= Instruction =
Hand back each line, unchanged, from the top down to the line where "const o2TimeTicks = [100, 120, 140, 160];" sits.

= Supplied data =
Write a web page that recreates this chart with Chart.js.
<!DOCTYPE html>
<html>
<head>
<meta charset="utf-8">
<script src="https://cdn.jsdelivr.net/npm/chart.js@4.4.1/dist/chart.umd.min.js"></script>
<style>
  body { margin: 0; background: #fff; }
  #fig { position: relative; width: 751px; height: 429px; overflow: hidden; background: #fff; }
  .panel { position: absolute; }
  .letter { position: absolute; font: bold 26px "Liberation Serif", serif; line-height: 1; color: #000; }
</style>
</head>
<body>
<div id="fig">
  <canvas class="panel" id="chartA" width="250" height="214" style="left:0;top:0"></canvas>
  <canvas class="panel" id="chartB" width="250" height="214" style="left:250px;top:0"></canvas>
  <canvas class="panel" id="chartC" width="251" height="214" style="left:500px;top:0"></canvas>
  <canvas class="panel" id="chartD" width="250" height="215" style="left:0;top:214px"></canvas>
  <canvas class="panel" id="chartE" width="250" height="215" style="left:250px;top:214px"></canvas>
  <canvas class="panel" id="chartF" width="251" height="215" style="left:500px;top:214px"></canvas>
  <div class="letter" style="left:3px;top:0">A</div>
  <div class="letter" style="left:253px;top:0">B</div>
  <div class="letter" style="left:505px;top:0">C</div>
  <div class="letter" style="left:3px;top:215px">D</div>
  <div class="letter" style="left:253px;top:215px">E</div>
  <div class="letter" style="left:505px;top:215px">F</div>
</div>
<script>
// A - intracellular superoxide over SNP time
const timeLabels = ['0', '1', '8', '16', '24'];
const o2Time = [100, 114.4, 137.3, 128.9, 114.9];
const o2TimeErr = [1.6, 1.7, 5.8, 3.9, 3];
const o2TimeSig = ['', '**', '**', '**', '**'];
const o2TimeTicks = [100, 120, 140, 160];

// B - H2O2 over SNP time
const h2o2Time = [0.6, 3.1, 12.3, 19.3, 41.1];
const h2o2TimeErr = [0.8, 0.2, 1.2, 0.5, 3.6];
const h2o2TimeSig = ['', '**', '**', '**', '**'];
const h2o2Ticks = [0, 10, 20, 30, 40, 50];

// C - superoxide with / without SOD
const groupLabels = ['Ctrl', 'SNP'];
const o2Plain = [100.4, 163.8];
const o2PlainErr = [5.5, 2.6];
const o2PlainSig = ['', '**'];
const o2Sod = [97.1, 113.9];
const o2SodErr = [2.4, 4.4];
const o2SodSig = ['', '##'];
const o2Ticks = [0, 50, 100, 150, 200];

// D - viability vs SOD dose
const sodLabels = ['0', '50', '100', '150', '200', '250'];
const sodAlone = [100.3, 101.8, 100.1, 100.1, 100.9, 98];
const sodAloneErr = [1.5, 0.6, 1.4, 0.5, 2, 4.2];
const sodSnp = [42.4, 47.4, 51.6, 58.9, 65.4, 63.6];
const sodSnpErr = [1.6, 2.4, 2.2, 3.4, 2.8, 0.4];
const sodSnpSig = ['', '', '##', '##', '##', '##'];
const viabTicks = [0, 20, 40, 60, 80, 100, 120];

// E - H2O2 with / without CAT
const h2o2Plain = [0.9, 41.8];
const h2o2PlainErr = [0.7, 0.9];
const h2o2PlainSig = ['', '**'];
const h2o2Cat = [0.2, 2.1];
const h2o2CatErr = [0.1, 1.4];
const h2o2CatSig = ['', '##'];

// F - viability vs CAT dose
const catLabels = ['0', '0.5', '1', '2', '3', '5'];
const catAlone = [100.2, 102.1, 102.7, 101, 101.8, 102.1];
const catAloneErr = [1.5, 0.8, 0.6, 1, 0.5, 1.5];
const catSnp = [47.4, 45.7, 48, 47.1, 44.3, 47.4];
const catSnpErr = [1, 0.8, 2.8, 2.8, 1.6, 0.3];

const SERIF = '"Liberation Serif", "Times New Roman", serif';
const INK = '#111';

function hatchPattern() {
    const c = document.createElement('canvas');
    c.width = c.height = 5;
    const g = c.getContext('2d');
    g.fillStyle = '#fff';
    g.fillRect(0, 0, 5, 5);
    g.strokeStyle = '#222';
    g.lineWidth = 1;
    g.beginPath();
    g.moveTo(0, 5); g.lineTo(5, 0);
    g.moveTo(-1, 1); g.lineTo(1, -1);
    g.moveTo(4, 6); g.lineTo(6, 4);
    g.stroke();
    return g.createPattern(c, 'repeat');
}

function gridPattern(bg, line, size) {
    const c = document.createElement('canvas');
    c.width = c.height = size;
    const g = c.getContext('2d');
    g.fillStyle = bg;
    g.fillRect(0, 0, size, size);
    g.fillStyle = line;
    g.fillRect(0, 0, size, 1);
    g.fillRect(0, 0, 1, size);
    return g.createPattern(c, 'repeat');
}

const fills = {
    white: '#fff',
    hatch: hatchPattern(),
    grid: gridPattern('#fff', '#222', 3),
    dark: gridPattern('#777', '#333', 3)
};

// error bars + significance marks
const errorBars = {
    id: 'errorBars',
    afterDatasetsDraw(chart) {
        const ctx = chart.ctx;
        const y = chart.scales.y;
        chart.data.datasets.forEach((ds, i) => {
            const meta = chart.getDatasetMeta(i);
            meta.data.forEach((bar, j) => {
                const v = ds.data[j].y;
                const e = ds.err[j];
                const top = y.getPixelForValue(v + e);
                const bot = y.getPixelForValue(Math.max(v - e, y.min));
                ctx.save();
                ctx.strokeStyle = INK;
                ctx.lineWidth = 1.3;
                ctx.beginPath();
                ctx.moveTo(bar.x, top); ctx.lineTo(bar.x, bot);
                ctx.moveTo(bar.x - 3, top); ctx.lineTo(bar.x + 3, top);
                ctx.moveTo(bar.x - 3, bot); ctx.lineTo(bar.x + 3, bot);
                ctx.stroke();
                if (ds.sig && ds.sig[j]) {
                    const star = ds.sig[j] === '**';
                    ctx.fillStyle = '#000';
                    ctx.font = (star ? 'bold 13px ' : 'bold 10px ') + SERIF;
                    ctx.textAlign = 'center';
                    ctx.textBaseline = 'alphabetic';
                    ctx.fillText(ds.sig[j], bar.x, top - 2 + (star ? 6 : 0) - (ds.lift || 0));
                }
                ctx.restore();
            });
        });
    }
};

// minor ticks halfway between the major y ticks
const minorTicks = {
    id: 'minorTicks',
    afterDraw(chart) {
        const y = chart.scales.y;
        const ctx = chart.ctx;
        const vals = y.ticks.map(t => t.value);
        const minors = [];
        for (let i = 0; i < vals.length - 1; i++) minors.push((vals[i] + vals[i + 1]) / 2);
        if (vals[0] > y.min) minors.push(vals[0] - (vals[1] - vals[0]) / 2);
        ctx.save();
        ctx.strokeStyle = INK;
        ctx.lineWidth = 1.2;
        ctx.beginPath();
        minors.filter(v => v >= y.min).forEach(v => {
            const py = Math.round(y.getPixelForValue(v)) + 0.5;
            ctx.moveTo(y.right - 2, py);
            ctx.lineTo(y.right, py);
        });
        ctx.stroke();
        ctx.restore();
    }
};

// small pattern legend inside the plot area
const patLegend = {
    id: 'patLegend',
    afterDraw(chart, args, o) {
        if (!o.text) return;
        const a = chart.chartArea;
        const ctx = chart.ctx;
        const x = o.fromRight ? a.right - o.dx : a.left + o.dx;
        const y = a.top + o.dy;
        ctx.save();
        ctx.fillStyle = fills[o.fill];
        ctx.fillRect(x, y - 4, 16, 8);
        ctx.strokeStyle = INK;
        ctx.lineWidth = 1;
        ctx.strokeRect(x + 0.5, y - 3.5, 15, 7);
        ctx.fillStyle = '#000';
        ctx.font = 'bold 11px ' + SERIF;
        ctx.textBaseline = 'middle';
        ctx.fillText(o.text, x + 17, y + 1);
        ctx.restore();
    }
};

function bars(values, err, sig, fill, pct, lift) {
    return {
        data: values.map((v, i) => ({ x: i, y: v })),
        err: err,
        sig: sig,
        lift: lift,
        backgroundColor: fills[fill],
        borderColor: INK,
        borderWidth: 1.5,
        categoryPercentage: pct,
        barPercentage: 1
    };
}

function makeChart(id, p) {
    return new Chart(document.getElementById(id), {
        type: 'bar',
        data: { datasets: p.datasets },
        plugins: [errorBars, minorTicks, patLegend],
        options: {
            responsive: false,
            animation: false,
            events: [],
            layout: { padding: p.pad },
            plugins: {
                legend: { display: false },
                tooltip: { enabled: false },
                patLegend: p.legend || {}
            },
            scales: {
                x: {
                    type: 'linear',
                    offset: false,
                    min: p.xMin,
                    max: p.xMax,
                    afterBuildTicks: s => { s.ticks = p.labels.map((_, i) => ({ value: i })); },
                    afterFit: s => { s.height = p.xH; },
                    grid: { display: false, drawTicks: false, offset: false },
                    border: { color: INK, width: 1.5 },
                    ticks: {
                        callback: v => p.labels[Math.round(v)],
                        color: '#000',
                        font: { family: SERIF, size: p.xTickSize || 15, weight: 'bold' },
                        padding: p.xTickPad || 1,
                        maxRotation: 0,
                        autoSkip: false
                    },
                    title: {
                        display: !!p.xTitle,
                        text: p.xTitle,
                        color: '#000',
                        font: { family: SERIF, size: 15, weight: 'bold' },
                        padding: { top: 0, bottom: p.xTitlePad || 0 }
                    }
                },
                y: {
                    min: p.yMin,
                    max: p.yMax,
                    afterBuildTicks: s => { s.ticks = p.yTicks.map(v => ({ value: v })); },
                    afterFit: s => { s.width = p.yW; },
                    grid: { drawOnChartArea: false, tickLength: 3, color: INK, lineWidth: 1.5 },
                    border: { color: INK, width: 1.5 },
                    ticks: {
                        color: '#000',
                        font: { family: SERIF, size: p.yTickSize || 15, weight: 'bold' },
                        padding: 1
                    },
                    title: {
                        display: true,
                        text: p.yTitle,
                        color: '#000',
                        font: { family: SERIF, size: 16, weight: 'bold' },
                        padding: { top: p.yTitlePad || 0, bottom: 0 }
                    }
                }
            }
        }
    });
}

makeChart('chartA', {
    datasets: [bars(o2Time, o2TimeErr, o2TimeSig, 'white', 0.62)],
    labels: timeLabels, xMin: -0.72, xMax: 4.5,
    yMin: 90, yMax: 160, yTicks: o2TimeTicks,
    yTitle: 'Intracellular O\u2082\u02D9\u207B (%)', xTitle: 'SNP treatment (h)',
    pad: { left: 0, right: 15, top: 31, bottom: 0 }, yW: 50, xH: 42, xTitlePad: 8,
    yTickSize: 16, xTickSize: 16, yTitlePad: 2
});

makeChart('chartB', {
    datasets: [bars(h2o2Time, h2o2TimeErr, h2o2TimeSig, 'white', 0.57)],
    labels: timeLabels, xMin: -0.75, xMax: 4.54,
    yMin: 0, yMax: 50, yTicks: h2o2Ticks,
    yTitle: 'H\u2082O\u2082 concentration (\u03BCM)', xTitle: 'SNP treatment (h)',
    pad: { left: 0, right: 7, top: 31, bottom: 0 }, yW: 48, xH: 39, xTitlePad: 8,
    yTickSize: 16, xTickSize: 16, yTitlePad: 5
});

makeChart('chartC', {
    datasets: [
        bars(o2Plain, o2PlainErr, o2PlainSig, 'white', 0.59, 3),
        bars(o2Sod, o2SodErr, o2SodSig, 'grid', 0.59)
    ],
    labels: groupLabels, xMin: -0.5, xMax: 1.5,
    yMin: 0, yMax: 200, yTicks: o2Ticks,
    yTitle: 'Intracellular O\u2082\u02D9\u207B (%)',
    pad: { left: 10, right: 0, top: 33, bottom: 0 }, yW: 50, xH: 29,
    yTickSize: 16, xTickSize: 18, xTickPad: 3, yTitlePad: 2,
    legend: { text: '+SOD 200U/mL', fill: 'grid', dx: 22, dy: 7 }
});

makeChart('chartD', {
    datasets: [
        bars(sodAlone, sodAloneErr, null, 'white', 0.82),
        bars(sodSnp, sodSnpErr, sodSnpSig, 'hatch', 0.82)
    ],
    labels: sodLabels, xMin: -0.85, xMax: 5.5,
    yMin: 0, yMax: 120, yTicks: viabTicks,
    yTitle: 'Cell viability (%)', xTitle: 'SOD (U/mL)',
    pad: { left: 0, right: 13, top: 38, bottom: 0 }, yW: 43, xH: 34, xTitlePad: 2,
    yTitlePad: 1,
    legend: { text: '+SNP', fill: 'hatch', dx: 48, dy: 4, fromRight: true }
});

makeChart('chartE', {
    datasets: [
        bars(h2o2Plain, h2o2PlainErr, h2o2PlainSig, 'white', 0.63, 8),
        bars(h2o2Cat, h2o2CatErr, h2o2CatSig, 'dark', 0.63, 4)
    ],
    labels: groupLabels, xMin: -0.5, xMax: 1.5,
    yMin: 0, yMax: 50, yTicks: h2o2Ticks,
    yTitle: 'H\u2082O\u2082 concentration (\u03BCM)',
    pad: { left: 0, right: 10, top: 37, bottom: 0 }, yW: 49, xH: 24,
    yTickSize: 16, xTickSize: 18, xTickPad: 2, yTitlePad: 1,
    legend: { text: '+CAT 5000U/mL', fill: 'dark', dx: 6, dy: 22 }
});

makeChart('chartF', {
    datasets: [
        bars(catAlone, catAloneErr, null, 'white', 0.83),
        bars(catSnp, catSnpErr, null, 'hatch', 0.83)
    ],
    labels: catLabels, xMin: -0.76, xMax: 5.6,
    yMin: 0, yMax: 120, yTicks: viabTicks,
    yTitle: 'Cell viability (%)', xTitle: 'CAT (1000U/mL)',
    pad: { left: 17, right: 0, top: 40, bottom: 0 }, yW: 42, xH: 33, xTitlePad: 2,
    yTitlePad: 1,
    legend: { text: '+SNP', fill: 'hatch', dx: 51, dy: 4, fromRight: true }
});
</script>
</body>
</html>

= Solved exercise =
Write a web page that recreates this chart with Chart.js.
<!DOCTYPE html>
<html>
<head>
<meta charset="utf-8">
<script src="https://cdn.jsdelivr.net/npm/chart.js@4.4.1/dist/chart.umd.min.js"></script>
<style>
  body { margin: 0; background: #fff; }
  #fig { position: relative; width: 751px; height: 429px; overflow: hidden; background: #fff; }
  .panel { position: absolute; }
  .letter { position: absolute; font: bold 26px "Liberation Serif", serif; line-height: 1; color: #000; }
</style>
</head>
<body>
<div id="fig">
  <canvas class="panel" id="chartA" width="250" height="214" style="left:0;top:0"></canvas>
  <canvas class="panel" id="chartB" width="250" height="214" style="left:250px;top:0"></canvas>
  <canvas class="panel" id="chartC" width="251" height="214" style="left:500px;top:0"></canvas>
  <canvas class="panel" id="chartD" width="250" height="215" style="left:0;top:214px"></canvas>
  <canvas class="panel" id="chartE" width="250" height="215" style="left:250px;top:214px"></canvas>
  <canvas class="panel" id="chartF" width="251" height="215" style="left:500px;top:214px"></canvas>
  <div class="letter" style="left:3px;top:0">A</div>
  <div class="letter" style="left:253px;top:0">B</div>
  <div class="letter" style="left:505px;top:0">C</div>
  <div class="letter" style="left:3px;top:215px">D</div>
  <div class="letter" style="left:253px;top:215px">E</div>
  <div class="letter" style="left:505px;top:215px">F</div>
</div>
<script>
// A - intracellular superoxide over SNP time
const timeLabels = ['0', '1', '8', '16', '24'];
const o2Time = [100, 114.4, 137.3, 128.9, 114.9];
const o2TimeErr = [1.6, 1.7, 5.8, 3.9, 3];
const o2TimeSig = ['', '**', '**', '**', '**'];
const o2TimeTicks = [100, 120, 140, 160];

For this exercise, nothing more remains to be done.